Landowner Ben Jones, Gwent Wildlife, and Monmouthshire County Council are in the early stages of planning the scheme.
Mr Jones, tenant of Grove Farm, has been lobbying for years to convert the land into a wildlife reserve.
He said: “I felt that there was too much land being given up for development and taken away from wildlife, so my idea springs from that.
“In terms of education opportunity and wellbeing it will be a reserve to go and relax at to watch nature.”
Mr Jones explained that in the UK around 90 per cent of wetlands have been lost to industrialisation or drained for farmland.
He has proposed that they rewild 80 acres of land bordering the River Usk.
The team are considering introducing paths and bird hides to allow people to come and enjoy the reserve, but access will have to be managed to make sure wildlife is not disturbed.
The area will be dug to create ponds and reedbeds, and naturally occurring wetland species like Alder and Willow will be planted.
Adam Taylor, chief executive of Gwent Wildlife, said: “The River Usk is a hotbed for otters, we hope that they will be able to use this reserve.
“Another species we hope will benefit is the Lapwing. It is a beautiful bird but in decline. They were on the site until around ten years ago and we hope that by wetting the areas they will return to nest.”
There is also the possibility of using the reserve to reduce phosphate levels in the River Usk.
Mr Taylor said: “There might be an opportunity to link it to the water treatment works so that any overflow from storms passes into this wetland.
“This would mean that anything that isn’t treated because of the storm would be treated by the reed beds and other habitats. By the time it did reach the river it wouldn’t be damaging to aquatic life.”
In January 2021 Natural Resource Wales published a report identifying that the River Usk had the highest level of phosphate failures, with 88 per cent of its water bodies failing their target.
According to NRW, phosphate pollution usually comes from agricultural practises, mains sewerage and septic tanks.
When they enter the water courses, these phosphates cause excessive algae growth which blocks the light for other aquatic life.
Mr Taylor said: “When the water from the river flows over the reserve, natural solutions like reed beds and natural organisms will cause the sediment to drop out of the water and settle in the silt.
“When those drop out, they will remain in the pool then they can be dredged away and recycled back onto fields reducing the volume of new phosphates being put onto fields.”

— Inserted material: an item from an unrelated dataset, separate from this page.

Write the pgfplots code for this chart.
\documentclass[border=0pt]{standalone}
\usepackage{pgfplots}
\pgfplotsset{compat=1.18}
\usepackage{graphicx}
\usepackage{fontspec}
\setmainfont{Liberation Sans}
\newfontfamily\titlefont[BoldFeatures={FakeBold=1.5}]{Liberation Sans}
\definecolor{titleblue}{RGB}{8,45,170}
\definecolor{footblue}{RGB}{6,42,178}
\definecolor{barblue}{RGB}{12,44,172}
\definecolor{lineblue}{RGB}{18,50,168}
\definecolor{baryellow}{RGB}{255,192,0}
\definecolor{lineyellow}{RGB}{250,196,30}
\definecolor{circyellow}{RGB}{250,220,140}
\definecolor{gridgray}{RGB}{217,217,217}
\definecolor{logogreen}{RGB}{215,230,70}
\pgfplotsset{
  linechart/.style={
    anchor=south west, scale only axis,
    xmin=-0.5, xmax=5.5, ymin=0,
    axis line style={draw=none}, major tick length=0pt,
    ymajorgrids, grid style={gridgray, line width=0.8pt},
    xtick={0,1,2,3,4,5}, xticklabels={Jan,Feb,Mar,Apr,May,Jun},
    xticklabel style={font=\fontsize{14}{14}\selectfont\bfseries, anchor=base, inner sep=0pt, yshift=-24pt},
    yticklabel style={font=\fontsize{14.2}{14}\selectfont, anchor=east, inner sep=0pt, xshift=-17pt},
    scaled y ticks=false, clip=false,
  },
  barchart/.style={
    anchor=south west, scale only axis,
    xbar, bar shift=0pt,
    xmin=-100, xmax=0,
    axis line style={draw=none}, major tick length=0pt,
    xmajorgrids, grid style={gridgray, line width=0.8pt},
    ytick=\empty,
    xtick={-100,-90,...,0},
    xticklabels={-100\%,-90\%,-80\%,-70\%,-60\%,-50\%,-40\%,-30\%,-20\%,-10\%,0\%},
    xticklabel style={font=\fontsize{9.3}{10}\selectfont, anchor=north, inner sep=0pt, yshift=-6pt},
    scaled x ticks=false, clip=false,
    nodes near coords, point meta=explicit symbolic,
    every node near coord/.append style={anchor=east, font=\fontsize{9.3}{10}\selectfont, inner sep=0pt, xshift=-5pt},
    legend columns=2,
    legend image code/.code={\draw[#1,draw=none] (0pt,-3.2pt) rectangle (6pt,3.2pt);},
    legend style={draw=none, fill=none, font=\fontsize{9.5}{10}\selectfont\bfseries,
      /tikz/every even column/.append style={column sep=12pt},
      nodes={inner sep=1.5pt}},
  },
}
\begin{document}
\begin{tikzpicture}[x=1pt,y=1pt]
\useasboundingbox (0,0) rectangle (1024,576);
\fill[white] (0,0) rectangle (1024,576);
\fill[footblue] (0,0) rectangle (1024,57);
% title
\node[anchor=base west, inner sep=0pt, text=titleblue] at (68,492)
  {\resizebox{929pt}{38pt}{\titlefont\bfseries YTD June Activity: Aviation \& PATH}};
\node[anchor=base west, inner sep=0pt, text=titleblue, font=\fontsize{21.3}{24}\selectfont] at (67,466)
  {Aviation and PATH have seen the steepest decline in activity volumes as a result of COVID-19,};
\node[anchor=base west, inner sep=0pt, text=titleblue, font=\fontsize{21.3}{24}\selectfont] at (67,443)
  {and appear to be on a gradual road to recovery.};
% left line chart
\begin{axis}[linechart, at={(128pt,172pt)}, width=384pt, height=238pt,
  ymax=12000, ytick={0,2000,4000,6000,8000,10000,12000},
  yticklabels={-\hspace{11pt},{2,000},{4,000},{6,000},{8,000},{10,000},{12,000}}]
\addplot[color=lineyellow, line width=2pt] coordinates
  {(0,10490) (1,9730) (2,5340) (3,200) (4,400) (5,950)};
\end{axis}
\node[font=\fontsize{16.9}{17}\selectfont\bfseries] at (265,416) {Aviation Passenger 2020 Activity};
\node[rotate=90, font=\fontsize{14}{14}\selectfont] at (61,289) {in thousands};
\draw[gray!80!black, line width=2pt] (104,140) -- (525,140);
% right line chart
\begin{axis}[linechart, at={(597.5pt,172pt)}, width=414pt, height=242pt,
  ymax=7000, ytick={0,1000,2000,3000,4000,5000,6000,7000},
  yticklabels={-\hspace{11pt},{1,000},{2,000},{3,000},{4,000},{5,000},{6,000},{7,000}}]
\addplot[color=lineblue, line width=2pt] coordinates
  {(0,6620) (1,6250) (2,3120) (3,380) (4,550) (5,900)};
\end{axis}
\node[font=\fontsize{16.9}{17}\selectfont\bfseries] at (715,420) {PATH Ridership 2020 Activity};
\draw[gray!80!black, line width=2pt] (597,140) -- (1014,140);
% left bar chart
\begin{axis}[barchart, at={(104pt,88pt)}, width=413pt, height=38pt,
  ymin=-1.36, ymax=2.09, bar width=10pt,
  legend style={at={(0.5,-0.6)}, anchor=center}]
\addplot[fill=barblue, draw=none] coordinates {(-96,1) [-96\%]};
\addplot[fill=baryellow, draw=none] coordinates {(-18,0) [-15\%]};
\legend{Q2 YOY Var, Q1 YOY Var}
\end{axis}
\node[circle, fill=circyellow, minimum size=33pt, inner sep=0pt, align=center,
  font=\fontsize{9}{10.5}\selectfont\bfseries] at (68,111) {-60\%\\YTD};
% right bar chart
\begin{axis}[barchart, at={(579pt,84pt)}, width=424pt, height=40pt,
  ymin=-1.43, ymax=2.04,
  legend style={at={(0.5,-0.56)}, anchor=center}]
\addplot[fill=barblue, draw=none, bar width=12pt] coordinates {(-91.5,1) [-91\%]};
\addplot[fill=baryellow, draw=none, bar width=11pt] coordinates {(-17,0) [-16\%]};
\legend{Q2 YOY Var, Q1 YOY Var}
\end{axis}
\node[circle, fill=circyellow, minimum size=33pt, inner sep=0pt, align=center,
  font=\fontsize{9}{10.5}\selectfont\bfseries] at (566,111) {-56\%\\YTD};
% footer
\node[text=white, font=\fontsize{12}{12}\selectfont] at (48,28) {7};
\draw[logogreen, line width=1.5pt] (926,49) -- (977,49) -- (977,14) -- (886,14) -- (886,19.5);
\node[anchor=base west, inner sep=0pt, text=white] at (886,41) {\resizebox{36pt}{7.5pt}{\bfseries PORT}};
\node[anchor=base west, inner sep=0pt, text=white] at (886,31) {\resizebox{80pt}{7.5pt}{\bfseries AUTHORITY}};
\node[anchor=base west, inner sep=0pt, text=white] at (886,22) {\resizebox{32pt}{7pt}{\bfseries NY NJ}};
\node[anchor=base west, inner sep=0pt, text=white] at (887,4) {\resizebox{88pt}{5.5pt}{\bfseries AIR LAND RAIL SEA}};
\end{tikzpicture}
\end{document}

“The main thing here is that the water companies like Welsh Water are willing to have the conversation,” said Mr Taylor.
“These nature-based solutions are the future. It is less carbon intensive than treatment plants.
“It creates habitats, stores water and carbon, deals with flooding issues, is a community asset and is great for wildlife,” he added.

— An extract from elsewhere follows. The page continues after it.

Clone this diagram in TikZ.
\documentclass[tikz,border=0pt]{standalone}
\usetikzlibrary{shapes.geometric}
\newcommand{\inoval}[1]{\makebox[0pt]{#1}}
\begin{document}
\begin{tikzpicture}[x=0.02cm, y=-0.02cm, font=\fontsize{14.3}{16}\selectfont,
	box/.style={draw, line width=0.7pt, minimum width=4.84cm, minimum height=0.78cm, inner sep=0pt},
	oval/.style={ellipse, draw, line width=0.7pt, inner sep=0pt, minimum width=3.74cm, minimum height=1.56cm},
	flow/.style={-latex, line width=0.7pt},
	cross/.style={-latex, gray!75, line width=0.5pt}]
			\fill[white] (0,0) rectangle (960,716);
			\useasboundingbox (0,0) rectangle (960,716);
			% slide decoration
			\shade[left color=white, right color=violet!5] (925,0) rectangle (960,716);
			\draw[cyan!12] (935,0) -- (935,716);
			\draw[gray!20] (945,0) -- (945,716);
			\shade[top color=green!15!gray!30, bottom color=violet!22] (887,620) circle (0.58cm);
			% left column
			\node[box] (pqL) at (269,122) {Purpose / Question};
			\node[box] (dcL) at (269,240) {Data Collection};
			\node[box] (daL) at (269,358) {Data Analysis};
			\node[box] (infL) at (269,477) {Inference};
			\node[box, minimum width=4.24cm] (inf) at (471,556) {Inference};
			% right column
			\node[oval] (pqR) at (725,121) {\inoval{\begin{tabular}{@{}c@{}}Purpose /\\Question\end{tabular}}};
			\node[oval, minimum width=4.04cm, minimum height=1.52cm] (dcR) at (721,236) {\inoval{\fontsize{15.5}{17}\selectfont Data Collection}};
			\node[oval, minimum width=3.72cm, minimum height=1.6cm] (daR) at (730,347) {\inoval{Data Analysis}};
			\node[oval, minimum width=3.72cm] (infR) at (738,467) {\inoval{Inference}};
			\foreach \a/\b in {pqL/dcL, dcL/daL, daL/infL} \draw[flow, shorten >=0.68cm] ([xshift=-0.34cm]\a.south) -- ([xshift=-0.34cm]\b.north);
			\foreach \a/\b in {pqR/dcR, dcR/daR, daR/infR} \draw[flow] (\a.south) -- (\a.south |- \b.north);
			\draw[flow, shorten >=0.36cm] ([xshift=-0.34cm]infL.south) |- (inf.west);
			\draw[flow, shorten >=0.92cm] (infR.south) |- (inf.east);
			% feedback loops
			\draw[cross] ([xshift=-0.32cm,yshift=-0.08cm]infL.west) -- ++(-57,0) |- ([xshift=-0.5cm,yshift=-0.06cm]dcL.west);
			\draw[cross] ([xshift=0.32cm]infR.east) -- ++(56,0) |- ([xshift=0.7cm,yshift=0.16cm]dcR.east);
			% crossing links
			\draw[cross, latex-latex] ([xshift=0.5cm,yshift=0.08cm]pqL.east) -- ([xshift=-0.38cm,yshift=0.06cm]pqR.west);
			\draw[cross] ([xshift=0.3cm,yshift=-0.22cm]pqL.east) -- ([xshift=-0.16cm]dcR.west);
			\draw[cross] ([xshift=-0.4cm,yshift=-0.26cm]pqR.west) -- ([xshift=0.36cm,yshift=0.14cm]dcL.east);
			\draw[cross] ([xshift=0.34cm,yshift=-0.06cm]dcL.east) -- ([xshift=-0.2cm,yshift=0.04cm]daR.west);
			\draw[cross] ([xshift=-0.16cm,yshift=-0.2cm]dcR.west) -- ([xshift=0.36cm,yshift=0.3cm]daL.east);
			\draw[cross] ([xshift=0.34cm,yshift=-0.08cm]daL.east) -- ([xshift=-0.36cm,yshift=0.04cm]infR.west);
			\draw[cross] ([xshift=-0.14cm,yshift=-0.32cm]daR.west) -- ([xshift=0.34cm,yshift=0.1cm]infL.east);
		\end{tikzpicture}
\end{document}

A Welsh Water spokesperson said: “Welsh Water is currently undertaking site surveys to assess suitability for a wetland at this location. The surveys need to assess existing habitats on the land, the soil condition and classification along with the topography.
“Once complete, a decision can then be made about whether a wetland is a suitable approach for the catchment.

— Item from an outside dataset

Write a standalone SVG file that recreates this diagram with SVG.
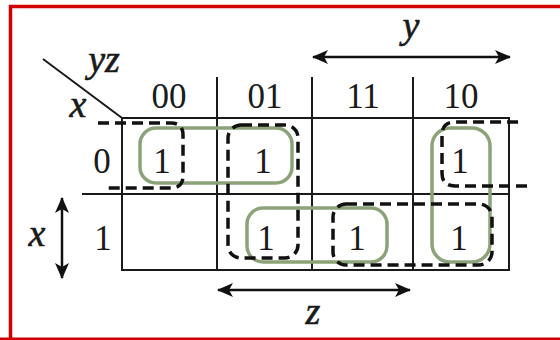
<svg xmlns="http://www.w3.org/2000/svg" width="560" height="340" viewBox="0 0 560 340">
<defs>
<style>
.grid{stroke:#1a1a1a;stroke-width:2;fill:none}
.dash{stroke:#111;stroke-width:3.5;fill:none;stroke-dasharray:11 6}
.grp{stroke:#8ca37a;stroke-width:3.5;fill:none}
.num{font-family:"Liberation Serif","Times New Roman",serif;font-size:35px;fill:#1a1a1a;text-anchor:middle}
.var{font-family:"Liberation Serif","Times New Roman",serif;font-size:38px;font-style:italic;fill:#1a1a1a;stroke:#1a1a1a;stroke-width:0.6;text-anchor:middle}
.arr{stroke:#111;stroke-width:2.5;fill:none;marker-start:url(#ah);marker-end:url(#ah)}
</style>
<marker id="ah" viewBox="0 0 16 14" refX="15" refY="7" markerWidth="16" markerHeight="14" markerUnits="userSpaceOnUse" orient="auto-start-reverse">
<path d="M0,0 L16,7 L0,14 L4,7 Z" fill="#111"/>
</marker>
</defs>
<rect x="0" y="0" width="560" height="340" fill="#fff"/>
<path d="M10.5,340 V6.5 H560" fill="none" stroke="#d00000" stroke-width="3.5"/>
<line x1="0" y1="339" x2="560" y2="339" stroke="#d00000" stroke-width="3"/>

<g id="grid">
<rect class="grid" x="122" y="118" width="387" height="152"/>
<line class="grid" x1="217" y1="77" x2="217" y2="270"/>
<line class="grid" x1="312" y1="77" x2="312" y2="270"/>
<line class="grid" x1="413" y1="77" x2="413" y2="270"/>
<line class="grid" x1="82" y1="194" x2="509" y2="194"/>
<line class="grid" x1="43" y1="59" x2="122" y2="118"/>
</g>

<g id="labels">
<text class="var" x="104" y="72">yz</text>
<text class="var" x="78" y="117">x</text>
<text class="num" x="169" y="108">00</text>
<text class="num" x="265" y="108">01</text>
<text class="num" x="363" y="108">11</text>
<text class="num" x="461" y="108">10</text>
<text class="num" x="102" y="173">0</text>
<text class="num" x="103" y="250">1</text>
<text class="var" x="411" y="38">y</text>
<text class="var" x="313" y="324">z</text>
<text class="var" x="37" y="246">x</text>
</g>

<g id="connectors">
<line class="arr" x1="313" y1="57" x2="510" y2="57"/>
<line class="arr" x1="218" y1="290" x2="410" y2="290"/>
<line class="arr" x1="62" y1="198" x2="62" y2="278"/>
</g>

<g id="cells">
<text class="num" x="162" y="173">1</text>
<text class="num" x="263" y="173">1</text>
<text class="num" x="460" y="173">1</text>
<text class="num" x="266" y="250">1</text>
<text class="num" x="357" y="250">1</text>
<text class="num" x="459" y="250">1</text>
</g>

<g id="green-groups">
<rect class="grp" x="140" y="128" width="152" height="55" rx="16"/>
<rect class="grp" x="247" y="208" width="140" height="54" rx="16"/>
<rect class="grp" x="432" y="128" width="58" height="134" rx="18"/>
</g>

<g id="dashed-groups">
<path class="dash" d="M98,123 H171 Q183,123 183,135 V176 Q183,188 171,188 H103"/>
<path class="dash" d="M527,186 H455 Q442,186 442,173 V135 Q442,122 455,122 H522"/>
<rect class="dash" x="228" y="125" width="70" height="133" rx="13"/>
<rect class="dash" x="333" y="204" width="159" height="61" rx="13"/>
</g>
</svg>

“Welsh Water is supportive of using natured based solutions wherever possible, as they can deliver multiple benefits for the community and environment.”
Holly Sisley, environment team leader for Natural Resources Wales said: “We understand the project is currently in the development stages and we welcome the opportunity to be involved during the consultation process to make sure all the necessary environmental and biodiversity elements are considered.”
Mr Jones said that volunteers will be needed to start work transforming the area.